When you get to the throat area run your knife along the inside of the jaw bone as shown below.
Then using the skin flap from under the gator’s chin, skin along the throat area until you have met up with the rest of the skinned out hide.
Fleshing the Hide:
Once you have the hide free from the carcass, you can begin fleshing the hide. To flesh the hide, you must use a hide scrapper (sold at most taxidermy supply stores, etc.), a knife, or I’ve even heard of a sharpened metal spoon being used to remove any and all flesh, fat, or other material from the hide. If you do not remove absolutely all of this material, you will likely end up with a spoiled hide where the material has not been removed. Many veterans start off using a pressure washer to get the bulk of the material off, then finish with a scrapping technique.
Salting the Hide:
(1) Once the hide is all white on the flesh side with no fleshy material remaining, you will pour at least an inch of salt across the flesh side of the hide making sure to coat the entire hide. Use kosher salt that does not contain iodine. You can usually purchase 10 to 50 pound bags of non-iodized salt from big box stores or feed supply stores for dirt cheap. Do not be stingy here. The salt will pull out the moisture within the hide, and help to prevent bacteria from growing, which will help to preserve it.
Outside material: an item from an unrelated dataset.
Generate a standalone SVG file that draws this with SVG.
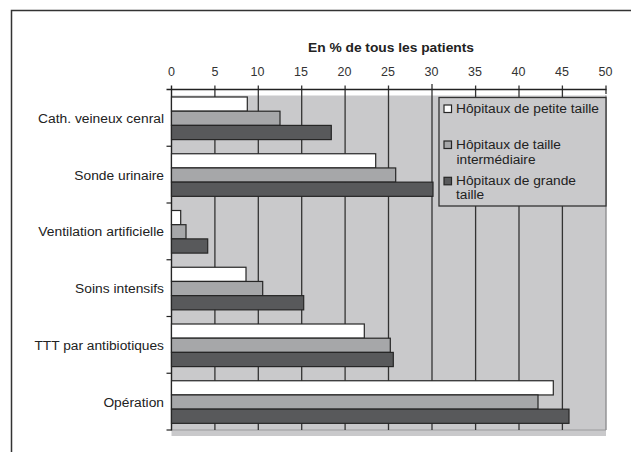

(2) Fold the hide with the flesh side touching, then roll the hide up.
(3) Place it on a board at an angle to allow for the hide to drain fluid, and store it in a cool place out of direct sunlight.
(4) Let the hide drain for roughly 24 hours.
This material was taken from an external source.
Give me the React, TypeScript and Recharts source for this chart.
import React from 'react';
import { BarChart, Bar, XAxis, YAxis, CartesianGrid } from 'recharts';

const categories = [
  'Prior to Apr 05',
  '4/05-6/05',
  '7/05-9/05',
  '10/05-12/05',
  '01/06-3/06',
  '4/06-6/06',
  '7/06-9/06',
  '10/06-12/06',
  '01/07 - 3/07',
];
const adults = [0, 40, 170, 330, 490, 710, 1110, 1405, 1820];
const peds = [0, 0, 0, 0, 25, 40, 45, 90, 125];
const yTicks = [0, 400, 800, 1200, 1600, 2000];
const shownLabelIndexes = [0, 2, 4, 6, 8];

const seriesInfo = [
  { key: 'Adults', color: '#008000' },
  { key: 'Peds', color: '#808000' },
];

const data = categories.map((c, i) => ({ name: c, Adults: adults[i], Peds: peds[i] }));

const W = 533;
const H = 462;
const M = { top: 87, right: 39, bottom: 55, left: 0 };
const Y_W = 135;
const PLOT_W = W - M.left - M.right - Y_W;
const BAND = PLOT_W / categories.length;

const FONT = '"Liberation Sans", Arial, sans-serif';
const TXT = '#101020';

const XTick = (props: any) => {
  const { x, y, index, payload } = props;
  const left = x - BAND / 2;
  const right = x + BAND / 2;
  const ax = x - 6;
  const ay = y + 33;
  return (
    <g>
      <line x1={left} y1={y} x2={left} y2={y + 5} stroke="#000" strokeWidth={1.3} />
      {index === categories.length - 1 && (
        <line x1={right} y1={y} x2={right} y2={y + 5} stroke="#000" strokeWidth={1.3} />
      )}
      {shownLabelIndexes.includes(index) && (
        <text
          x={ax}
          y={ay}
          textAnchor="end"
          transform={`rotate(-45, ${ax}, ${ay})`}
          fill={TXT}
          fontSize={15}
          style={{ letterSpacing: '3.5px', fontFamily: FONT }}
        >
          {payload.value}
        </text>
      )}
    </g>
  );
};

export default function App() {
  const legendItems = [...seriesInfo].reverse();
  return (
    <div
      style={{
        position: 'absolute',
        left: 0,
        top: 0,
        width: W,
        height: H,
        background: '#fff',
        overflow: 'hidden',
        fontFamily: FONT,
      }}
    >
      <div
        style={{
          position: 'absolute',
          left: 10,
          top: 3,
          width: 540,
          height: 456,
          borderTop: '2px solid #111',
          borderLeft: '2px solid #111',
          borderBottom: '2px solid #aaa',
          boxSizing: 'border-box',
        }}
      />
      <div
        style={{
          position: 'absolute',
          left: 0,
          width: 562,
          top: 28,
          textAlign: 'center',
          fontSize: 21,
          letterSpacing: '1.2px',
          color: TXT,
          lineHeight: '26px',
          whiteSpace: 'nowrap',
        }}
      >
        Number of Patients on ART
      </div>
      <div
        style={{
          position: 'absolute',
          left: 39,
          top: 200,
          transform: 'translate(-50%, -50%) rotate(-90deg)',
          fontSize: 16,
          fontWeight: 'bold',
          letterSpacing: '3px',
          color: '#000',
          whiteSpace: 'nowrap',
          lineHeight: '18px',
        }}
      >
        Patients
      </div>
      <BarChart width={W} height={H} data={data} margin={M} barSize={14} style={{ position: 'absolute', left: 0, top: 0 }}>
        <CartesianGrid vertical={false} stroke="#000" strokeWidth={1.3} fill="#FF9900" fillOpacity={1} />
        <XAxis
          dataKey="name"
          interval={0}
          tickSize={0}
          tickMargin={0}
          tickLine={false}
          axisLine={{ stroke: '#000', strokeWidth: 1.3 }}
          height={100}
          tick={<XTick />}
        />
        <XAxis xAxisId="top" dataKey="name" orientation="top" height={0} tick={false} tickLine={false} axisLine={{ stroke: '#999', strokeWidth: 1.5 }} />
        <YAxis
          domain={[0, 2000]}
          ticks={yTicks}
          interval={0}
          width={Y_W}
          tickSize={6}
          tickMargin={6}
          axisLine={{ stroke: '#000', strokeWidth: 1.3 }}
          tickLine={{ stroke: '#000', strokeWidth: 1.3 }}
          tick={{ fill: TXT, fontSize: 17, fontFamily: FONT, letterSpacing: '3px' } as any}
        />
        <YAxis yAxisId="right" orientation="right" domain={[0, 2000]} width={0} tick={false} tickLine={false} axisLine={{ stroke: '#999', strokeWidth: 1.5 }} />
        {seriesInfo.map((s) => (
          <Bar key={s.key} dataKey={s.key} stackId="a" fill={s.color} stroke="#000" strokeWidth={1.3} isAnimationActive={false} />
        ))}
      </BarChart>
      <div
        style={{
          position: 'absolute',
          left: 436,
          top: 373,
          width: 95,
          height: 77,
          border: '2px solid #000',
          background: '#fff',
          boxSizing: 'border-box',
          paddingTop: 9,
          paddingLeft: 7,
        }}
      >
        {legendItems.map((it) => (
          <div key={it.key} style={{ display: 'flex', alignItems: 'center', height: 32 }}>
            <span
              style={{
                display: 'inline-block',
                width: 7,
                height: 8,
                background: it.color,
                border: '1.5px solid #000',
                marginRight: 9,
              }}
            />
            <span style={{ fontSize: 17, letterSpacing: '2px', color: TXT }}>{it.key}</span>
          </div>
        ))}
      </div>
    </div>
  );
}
(5) Unroll the hide, and scrape off all the damp salt and discard the used salt. Never reuse this salt. Once the hide has been scraped again, you will add another layer of salt on the hid just as thick as the last one. Roll the hide as before.
(6) Let it sit on the angled board to drain for 48 hours, and repeat the scrapping of the salt (and any remaining flesh material), and reapply the salt. Once the hide is salted in this manner, it can be kept in a cool dry place until it is ready to be shipped to the tannery or taxidermist (or until you begin tanning it yourself).
Make certain that you read up and fully understand your local, state, federal, international, and intergalactic laws regarding the act of harvesting, skinning, shipping, tanning, or storing of any game species prior to starting this process. If you are in any way unsure of the laws regarding any part of the process, then contact the appropriate authorities who will be more than happy to assist you in not being a moron. Lets act responsibly as sportsmen and sportswomen in order to be able to continue to enjoy and have our descendants enjoy the good Lord’s gift of natural resources.
Excellent article, my friend! Very enlightening. Am I correct in assuming that this technique will work just as well on the crocodiles that we have over here?
I’ve never had a chance to try, but I’m sure it would work just fine for any crocodilus at the family reunion.